The preparation of 2 (red block shape crystals) is quite similar to 1, but with CoCl2·6H2O (0.24 g, 1.01 mmol) instead of NiCl2·6H2O and the pH was adjusted to 6.8. Elemental analysis (%) calcd for 2: C, 2.90; H, 3.27; Co, 3.56; Mo, 23.22. Found: C, 3.12; H, 3.10; Co, 3.46; Mo, 23.45. IR (KBr, cm−1): 3439 (br), 2970 (w), 2870 (w), 1143 (s), 1117 (s), 1069 (s), 1042 (s), 972 (s), 917 (s), 891 (s), 856 (m), 745 (m), 723 (w), 619 (w), 536 (m).

3.2. Characterization

Elemental analyses of C, H, and N were performed with an Elementar Vario Elcube CHNS analyzer (Perkin-Elmer, Waltham, MA, USA).
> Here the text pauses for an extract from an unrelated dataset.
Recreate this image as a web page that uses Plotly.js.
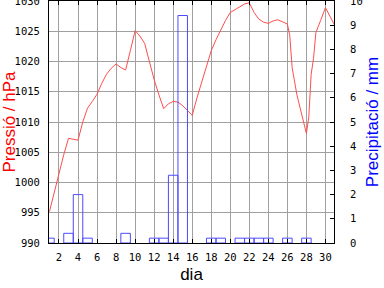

Elemental analysis for Mo, Co and Ni were performed with a Perkin Eimer Optima 2100 DV (Perkin-Elmer, Waltham, MA, USA) inductively coupled plasma optical emission spectrometer. IR spectra were recorded on a Bruker VERTEX 70 IR spectrometer (Nicolet, Madison, WI, USA) (using KBr pellets) in the range of 4000–400 cm−1. X-ray powder diffraction (XRPD) data were recorded on a Bruker AXS D8 Advance diffractometer (Bruker, Karlsruhe, Germany) with Cu Kα radiation in the angular range 2θ = 5°–45° at 293 K. TG analysis was measured on NETZSCH STA449F5/QMS403D instrument (Mettler-Toledo, Schwerzenbach, Switzerland) with a heating rate of 10 °C min−1 from 25 °C to 800 °C in N2 flow. The solution 31P NMR spectra were detected in 5 mm tubes on a Bruker AV-400 model spectrometer (Bruker, Karlsruhe, Germany) operating at 400 MHz. 31P chemical shifts were referenced to 85% H3PO4 as the external standard.

4. Conclusions

In summary, two sandwich-type POMs were synthesized by one-pot reaction, which have shown excellent catalysis for oxidization of thioanisole. Besides this, compound 1 exhibited splendid catalytic activity and a high selectivity of oxidizing various sulfides to sulfones. In this work, we have discussed those factors that affect the reaction rate in different conditions or with various sulfides. From the results, one can conclude that little steric hindrance and electron-donating groups on the aromatic ring are beneficial for the oxidative process. Furthermore, good recyclability, superior thermal, and hydrolytic stability imply that the POMs have the potential in catalytic oxidation of organic sulfide. Additionally, POMs can be modified by different functional groups at the molecular level to endow their distinct properties, which is in good consistency with the results in this work. Moreover, future work will focus on the regulation of POMs at molecular level to obtain unexceptionable catalysts and the characterization of further mechanistic studies.